Does this sound familiar to anyone else? After reading a ton about the Chinese-American currency situation, I definitely noticed some paralels. In the current international currency regime, which is really a dollar hegemony, Chinese lending preserves the system. Without China buying American treasuries—lending to the United States—the dollar would be unable to preserve its current value.
Understanding the current situation as an international currency regime also gives shape to what might come after the end of the dollar's reign. What we might be experiencing now is the end of the dollar regime and the rise of another. Perhaps the Euro will take the place of the dollar, or perhaps we will operate without a clear regime until there is an obvious replacement. If the latter happens, we can expect huge economic costs for the world, due to the increase in transaction costs. Until a new system forms, the international economy will be fundamentally unstable. But, as Broz says:
Here are some pertinent questions that I don't feel up to answering right now:
The international currency we see today, with the US dollar acting as the primary reserve currency for the world and the most important currency for internationally traded commodities, is not an unprecedented one. Lawrence Broz, an economist and historian, has written about another international monetary regime, one that existed in the 18th, 19th and early 20th centuries during the era of the gold standard. Broz argues:
From the perspective of international political economy, such a regime is something of an international public good. When a sufficient number of governments commit credibly to a set of international monetary rules, the result is that goods, services, and capital can flow across borders relatively unimpeded by currency concerns, creating joint-welfare gains and promoting technical efficiency.The international monetary regime that Broz analyzes had three key players: England, France and Germany. England had a strong commitment to the gold standard, ensuring that the sterling always had a fixed value. This worked wonders for European trade, since European countries could trade with a newly industrialized England with the assurance that the sterling that they received for their raw materials would hold its value and would buy them a healthy basket of English industrial goods.

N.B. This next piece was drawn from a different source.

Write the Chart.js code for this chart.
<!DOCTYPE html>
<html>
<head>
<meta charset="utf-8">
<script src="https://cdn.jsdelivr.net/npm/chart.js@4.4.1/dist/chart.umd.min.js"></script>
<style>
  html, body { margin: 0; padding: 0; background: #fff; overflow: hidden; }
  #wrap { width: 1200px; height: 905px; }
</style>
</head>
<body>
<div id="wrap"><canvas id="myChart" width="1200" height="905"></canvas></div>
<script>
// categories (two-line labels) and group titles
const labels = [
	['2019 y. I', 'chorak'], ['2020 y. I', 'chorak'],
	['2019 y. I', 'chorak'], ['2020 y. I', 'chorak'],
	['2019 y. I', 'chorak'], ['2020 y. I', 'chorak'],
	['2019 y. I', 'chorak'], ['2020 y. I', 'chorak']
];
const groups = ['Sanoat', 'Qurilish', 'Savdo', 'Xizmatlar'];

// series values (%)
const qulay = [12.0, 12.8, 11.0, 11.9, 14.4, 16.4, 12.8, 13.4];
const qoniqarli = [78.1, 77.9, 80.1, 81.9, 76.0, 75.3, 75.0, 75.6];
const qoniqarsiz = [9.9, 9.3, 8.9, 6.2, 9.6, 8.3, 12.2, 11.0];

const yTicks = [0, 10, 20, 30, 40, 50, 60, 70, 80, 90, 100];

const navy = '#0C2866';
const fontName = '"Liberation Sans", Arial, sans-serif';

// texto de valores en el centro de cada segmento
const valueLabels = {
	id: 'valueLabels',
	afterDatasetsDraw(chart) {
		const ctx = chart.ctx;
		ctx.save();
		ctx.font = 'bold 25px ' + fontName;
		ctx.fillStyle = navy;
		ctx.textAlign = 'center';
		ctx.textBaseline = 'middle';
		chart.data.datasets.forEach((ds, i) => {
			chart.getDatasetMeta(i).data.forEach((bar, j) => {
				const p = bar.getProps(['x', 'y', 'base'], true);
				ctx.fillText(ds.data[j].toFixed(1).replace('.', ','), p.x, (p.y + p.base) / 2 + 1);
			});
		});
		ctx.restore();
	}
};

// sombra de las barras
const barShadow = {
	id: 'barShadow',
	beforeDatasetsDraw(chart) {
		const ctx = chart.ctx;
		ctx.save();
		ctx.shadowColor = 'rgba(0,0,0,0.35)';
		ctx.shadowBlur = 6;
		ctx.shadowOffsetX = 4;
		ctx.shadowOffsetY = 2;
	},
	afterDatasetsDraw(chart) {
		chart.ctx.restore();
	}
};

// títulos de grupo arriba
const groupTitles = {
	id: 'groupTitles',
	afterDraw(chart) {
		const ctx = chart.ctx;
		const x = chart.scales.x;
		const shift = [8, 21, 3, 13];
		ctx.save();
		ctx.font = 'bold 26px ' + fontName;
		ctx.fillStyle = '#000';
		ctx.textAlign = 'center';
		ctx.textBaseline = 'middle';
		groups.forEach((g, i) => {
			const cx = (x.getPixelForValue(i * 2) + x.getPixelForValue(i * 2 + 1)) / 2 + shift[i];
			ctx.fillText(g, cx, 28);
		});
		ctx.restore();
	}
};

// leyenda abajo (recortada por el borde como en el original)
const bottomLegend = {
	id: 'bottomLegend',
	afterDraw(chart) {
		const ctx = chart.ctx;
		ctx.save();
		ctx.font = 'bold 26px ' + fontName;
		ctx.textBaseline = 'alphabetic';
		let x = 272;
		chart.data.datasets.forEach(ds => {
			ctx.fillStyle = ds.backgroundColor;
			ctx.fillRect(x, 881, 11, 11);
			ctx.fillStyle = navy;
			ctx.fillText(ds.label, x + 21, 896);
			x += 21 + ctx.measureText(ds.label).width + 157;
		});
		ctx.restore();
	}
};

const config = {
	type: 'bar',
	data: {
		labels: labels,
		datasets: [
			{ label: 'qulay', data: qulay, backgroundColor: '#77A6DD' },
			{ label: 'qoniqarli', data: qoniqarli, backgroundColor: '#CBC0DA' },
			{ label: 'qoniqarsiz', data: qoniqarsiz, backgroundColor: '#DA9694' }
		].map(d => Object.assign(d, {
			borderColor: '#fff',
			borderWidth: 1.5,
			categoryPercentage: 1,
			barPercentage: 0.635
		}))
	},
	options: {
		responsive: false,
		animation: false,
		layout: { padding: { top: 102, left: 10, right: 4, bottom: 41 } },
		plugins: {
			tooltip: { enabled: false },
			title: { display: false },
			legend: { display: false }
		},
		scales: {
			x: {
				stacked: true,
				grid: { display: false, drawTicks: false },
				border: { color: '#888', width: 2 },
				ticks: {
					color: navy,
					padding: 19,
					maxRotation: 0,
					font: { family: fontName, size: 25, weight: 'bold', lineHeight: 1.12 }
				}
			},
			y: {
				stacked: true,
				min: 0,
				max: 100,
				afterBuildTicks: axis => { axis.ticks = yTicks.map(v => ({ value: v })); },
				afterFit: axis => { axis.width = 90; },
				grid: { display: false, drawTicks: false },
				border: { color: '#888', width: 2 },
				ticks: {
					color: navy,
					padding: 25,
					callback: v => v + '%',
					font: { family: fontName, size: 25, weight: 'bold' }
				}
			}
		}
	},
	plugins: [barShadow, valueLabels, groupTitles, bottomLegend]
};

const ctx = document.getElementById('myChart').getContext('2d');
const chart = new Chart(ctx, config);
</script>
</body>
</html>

In order for England to maintain their gold standard without wildly fluctuating interest rates, which would've been a burden for the European economy, and would've resulted in similarly fluctuating rates in France, the Bank of England needed a lender of last resort. Essentially, the Bank of England needed the Bank of France to lend them gold when their reserves were drained in order to prevent crazy interest rate increases. And France built up huge gold reserves in order to act as a lender of last resort. According to Broz, by 1908, the Bank of France had "well over three times the reserves held by the Bank of England."

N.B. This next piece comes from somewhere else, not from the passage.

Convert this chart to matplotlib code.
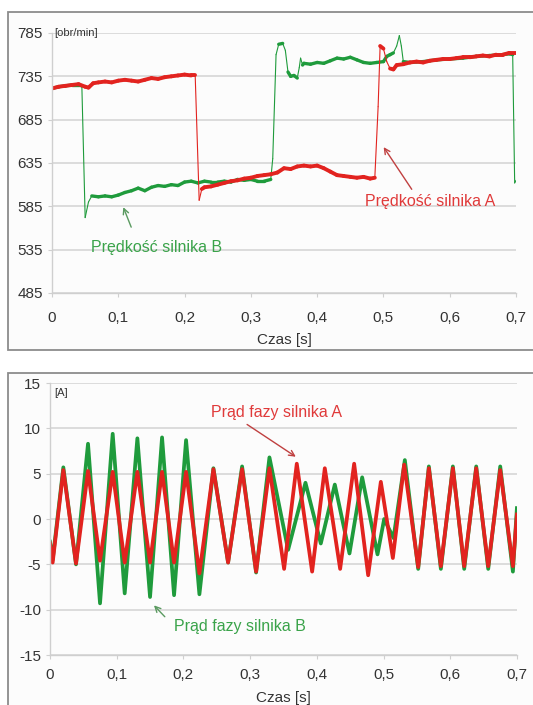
import matplotlib
matplotlib.use("Agg")
import matplotlib.pyplot as plt
import numpy as np
from matplotlib.collections import LineCollection
from matplotlib.patches import Rectangle

# --- speed data (top panel) ---
t_speed_a = [0.0, 0.01, 0.02, 0.03, 0.04, 0.05, 0.055, 0.062, 0.07, 0.08, 0.09, 0.1,
             0.11, 0.12, 0.13, 0.14, 0.15, 0.16, 0.17, 0.18, 0.19, 0.2, 0.21, 0.216,
             0.222, 0.226, 0.23, 0.24, 0.25, 0.26, 0.27, 0.28, 0.29, 0.3, 0.31, 0.32,
             0.33, 0.34, 0.35, 0.36, 0.37, 0.38, 0.39, 0.4, 0.41, 0.42, 0.43, 0.44,
             0.45, 0.46, 0.47, 0.48, 0.487, 0.492, 0.495, 0.5, 0.505, 0.51, 0.515,
             0.52, 0.53, 0.54, 0.55, 0.56, 0.57, 0.58, 0.59, 0.6, 0.61, 0.62, 0.63,
             0.64, 0.65, 0.66, 0.67, 0.68, 0.69, 0.7]
speed_a = [721, 723, 724, 725, 726, 723, 722, 727, 728, 729, 728, 730,
           731, 730, 729, 731, 733, 732, 734, 735, 736, 737, 736, 736,
           592, 605, 607, 608, 610, 612, 614, 615, 617, 618, 620, 621,
           622, 624, 629, 628, 631, 632, 631, 632, 629, 625, 621, 620,
           619, 618, 619, 617, 618, 700, 770, 767, 752, 744, 743,
           748, 749, 751, 752, 751, 753, 754, 755, 755, 756, 757, 757,
           758, 759, 758, 760, 760, 762, 762]

t_speed_b = [0.0, 0.01, 0.02, 0.03, 0.04, 0.045, 0.05, 0.055, 0.06, 0.07, 0.08, 0.09,
             0.1, 0.11, 0.12, 0.13, 0.14, 0.15, 0.16, 0.17, 0.18, 0.19, 0.2, 0.21,
             0.22, 0.23, 0.24, 0.25, 0.26, 0.27, 0.28, 0.29, 0.3, 0.31, 0.32, 0.33,
             0.333, 0.338, 0.342, 0.348, 0.352, 0.356, 0.36, 0.365, 0.37, 0.373,
             0.375, 0.378, 0.38, 0.39, 0.4, 0.41, 0.42, 0.43, 0.44, 0.45, 0.46,
             0.47, 0.48, 0.49, 0.5, 0.505, 0.51, 0.515, 0.52, 0.524, 0.527, 0.53,
             0.54, 0.56, 0.58, 0.6, 0.62, 0.64, 0.66, 0.68, 0.69, 0.695, 0.698, 0.7]
speed_b = [721, 723, 724, 725, 725, 724, 572, 590, 597, 596, 597, 596,
           598, 601, 603, 606, 603, 607, 609, 608, 610, 609, 613, 614,
           612, 614, 613, 613, 614, 613, 616, 615, 616, 614, 614, 616,
           640, 760, 772, 773, 765, 740, 735, 736, 733, 745,
           756, 748, 750, 749, 751, 750, 753, 756, 755, 757, 754,
           751, 750, 751, 752, 758, 760, 762, 770, 782, 770, 752,
           751, 752, 754, 755, 756, 758, 759, 760, 761, 760, 612, 615]

# --- phase current data (bottom panel), peaks and troughs ---
t_cur_a = [0.0, 0.004, 0.02, 0.039, 0.057, 0.075, 0.094, 0.112, 0.131, 0.15, 0.168,
           0.186, 0.204, 0.224, 0.245, 0.267, 0.288, 0.309, 0.329, 0.351, 0.37,
           0.393, 0.412, 0.435, 0.456, 0.477, 0.496, 0.514, 0.531, 0.552, 0.568,
           0.586, 0.604, 0.621, 0.639, 0.657, 0.675, 0.694, 0.7]
cur_a = [-2.7, -4.8, 5.4, -4.9, 5.3, -4.6, 5.2, -4.8, 5.2, -4.8, 5.2,
         -4.8, 5.2, -6.0, 5.5, -4.8, 5.5, -5.8, 5.6, -5.5, 6.1,
         -5.8, 5.6, -5.5, 6.1, -6.2, 4.1, -4.3, 6.0, -5.3, 5.6,
         -5.2, 5.6, -5.2, 5.6, -5.2, 5.4, -5.2, 0.5]

t_cur_b = [0.0, 0.004, 0.02, 0.039, 0.057, 0.075, 0.094, 0.112, 0.131, 0.15, 0.168,
           0.186, 0.204, 0.224, 0.245, 0.267, 0.288, 0.309, 0.329, 0.357, 0.383,
           0.406, 0.427, 0.449, 0.468, 0.491, 0.501, 0.515, 0.532, 0.552, 0.568,
           0.586, 0.604, 0.621, 0.639, 0.657, 0.675, 0.694, 0.7]
cur_b = [-2.5, -4.5, 5.7, -5.0, 8.3, -9.3, 9.4, -8.2, 8.9, -8.6, 9.0,
         -8.4, 8.7, -8.3, 5.6, -4.8, 5.8, -5.9, 6.8, -3.4, 4.0,
         -2.7, 3.8, -3.8, 4.6, -3.9, 0.0, -2.1, 6.5, -5.5, 5.8,
         -5.5, 5.8, -5.5, 5.8, -5.5, 5.8, -5.8, 1.2]

x_ticks = [0, 0.1, 0.2, 0.3, 0.4, 0.5, 0.6, 0.7]
x_labels = ["0", "0,1", "0,2", "0,3", "0,4", "0,5", "0,6", "0,7"]
speed_ticks = [485, 535, 585, 635, 685, 735, 785]
cur_ticks = [-15, -10, -5, 0, 5, 10, 15]

RED = "#e2231f"
GREEN = "#1f9b3c"
GRID = "#d6d6d6"
TXT = "#333333"

plt.rcParams["font.family"] = ["Liberation Sans", "DejaVu Sans"]
plt.rcParams["axes.unicode_minus"] = False

fig = plt.figure(figsize=(5.33, 7.05), dpi=100)

# panel frames (behind the axes)
fig.patches.append(Rectangle((0.015, 0.5035), 1.1, 0.4795, transform=fig.transFigure,
                             facecolor="#fcfcfc", edgecolor="#8c8c8c", lw=1.3, zorder=-5))
fig.patches.append(Rectangle((0.015, -0.1), 1.1, 0.571, transform=fig.transFigure,
                             facecolor="#fcfcfc", edgecolor="#8c8c8c", lw=1.3, zorder=-5))


def noisy_line(ax, x, y, color, lw_flat, lw_steep, xscale, yscale):
    # thick where the trace is flat (noise band), thin on fast jumps
    pts = np.column_stack([x, y])
    segs = np.stack([pts[:-1], pts[1:]], axis=1)
    dx = np.diff(x) / xscale
    dy = np.abs(np.diff(y)) / yscale
    widths = np.where(dy > 3 * dx, lw_steep, lw_flat)
    lc = LineCollection(segs, colors=color, linewidths=widths, capstyle="round",
                        joinstyle="round")
    ax.add_collection(lc)


def style_axes(ax, yticks, xpad, lpad):
    ax.set_facecolor("none")
    ax.set_xlim(0, 0.7)
    ax.set_ylim(yticks[0], yticks[-1])
    ax.set_xticks(x_ticks)
    ax.set_xticklabels(x_labels)
    ax.set_yticks(yticks)
    ax.yaxis.grid(True, color=GRID, lw=1.2)
    ax.set_axisbelow(True)
    for s in ["top", "right"]:
        ax.spines[s].set_visible(False)
    for s in ["left", "bottom"]:
        ax.spines[s].set_color("#cfcfcf")
        ax.spines[s].set_linewidth(1.0)
    ax.tick_params(axis="both", colors="#cfcfcf", labelcolor=TXT, labelsize=11,
                   length=3, direction="out")
    ax.tick_params(axis="x", pad=xpad)
    ax.set_xlabel("Czas [s]", fontsize=11, color=TXT, labelpad=lpad)


# top: rotational speed
ax1 = fig.add_axes([0.0976, 0.5844, 0.8705, 0.3688])
style_axes(ax1, speed_ticks, 10, 6)
noisy_line(ax1, np.array(t_speed_b), np.array(speed_b, float), GREEN, 2.4, 0.8, 0.7, 300)
noisy_line(ax1, np.array(t_speed_a), np.array(speed_a, float), RED, 2.8, 0.8, 0.7, 300)
ax1.text(0.004, 785, "[obr/min]", fontsize=8, color=TXT, ha="left", va="center")
ax1.text(0.157, 537, "Prędkość silnika B", fontsize=11.5, color="#3aa34a",
         ha="center", va="center")
ax1.annotate("", xy=(0.106, 587), xytext=(0.121, 558),
             arrowprops=dict(arrowstyle="->", color="#5a9a60", lw=1))
ax1.text(0.570, 590, "Prędkość silnika A", fontsize=11.5, color="#e03a3a",
         ha="center", va="center")
ax1.annotate("", xy=(0.498, 656), xytext=(0.545, 602),
             arrowprops=dict(arrowstyle="->", color="#c04040", lw=1))

# bottom: phase current
ax2 = fig.add_axes([0.0938, 0.0709, 0.876, 0.3858])
style_axes(ax2, cur_ticks, 6, 7)
ax2.plot(t_cur_b, cur_b, color=GREEN, lw=2.7, solid_joinstyle="round")
ax2.plot(t_cur_a, cur_a, color=RED, lw=2.7, solid_joinstyle="round")
ax2.text(0.006, 13.9, "[A]", fontsize=8, color=TXT, ha="left", va="center")
ax2.text(0.339, 11.7, "Prąd fazy silnika A", fontsize=11.5, color="#e03a3a",
         ha="center", va="center")
ax2.annotate("", xy=(0.372, 6.7), xytext=(0.292, 10.6),
             arrowprops=dict(arrowstyle="->", color="#c04040", lw=1))
ax2.text(0.285, -11.9, "Prąd fazy silnika B", fontsize=11.5, color="#3aa34a",
         ha="center", va="center")
ax2.annotate("", xy=(0.153, -9.3), xytext=(0.175, -11.0),
             arrowprops=dict(arrowstyle="->", color="#5a9a60", lw=1))

fig.savefig("out.png", dpi=100)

Does this sound familiar to anyone else? After reading a ton about the Chinese-American currency situation, I definitely noticed some paralels. In the current international currency regime, which is really a dollar hegemony, Chinese lending preserves the system. Without China buying American treasuries—lending to the United States—the dollar would be unable to preserve its current value.
Understanding the current situation as an international currency regime also gives shape to what might come after the end of the dollar's reign. What we might be experiencing now is the end of the dollar regime and the rise of another. Perhaps the Euro will take the place of the dollar, or perhaps we will operate without a clear regime until there is an obvious replacement. If the latter happens, we can expect huge economic costs for the world, due to the increase in transaction costs. Until a new system forms, the international economy will be fundamentally unstable. But, as Broz says:
From a perspective of comparative politics, however, a smoothly functioning monetary regime is far from a natural state of affairs. Adherence to a common set of monetary rules and conventions requires a certain degree of macroeconomic-policy cooperation among member governments, despite potentially vast differences in the domestic constraints confronting policy makers. The overriding political obstacle in the way of establishing and maintaining a multilateral commitment to a common set of exchange-rate rules is that national politicians face heterogeneous domestic electorates and organized constitutencies, not homogeneous global ones. According to this view, the paradox is not the difficulty of designing a stable international monetary regime in a world of opportunistic but like-minded national governments, but that such systems, composed of an extremely diverse group of nation-states, have ever existed, let alone operated relatively smoothly for extended periods of time.So the rise of a new regime is certainly not a foregone conclusion.
Here are some pertinent questions that I don't feel up to answering right now:
- As there are now three huge economic powers—the United States, China, and the European Union—is a stable currency regime possible? Can China afford to be the lender of last resort to the EU as it was to the US, and for how long? Will it decide to establish a free-floating currency that could make a claim for the leader in the regime in its own right?
- What are the domestic political barriers in China, the US and the EU that are killing the current regime and might lead to the rise of the next one?
- What are the interim costs of a regime-less world economy? What does it look like? Will we go back to gold in the interim? Will we go back to gold for the long-run?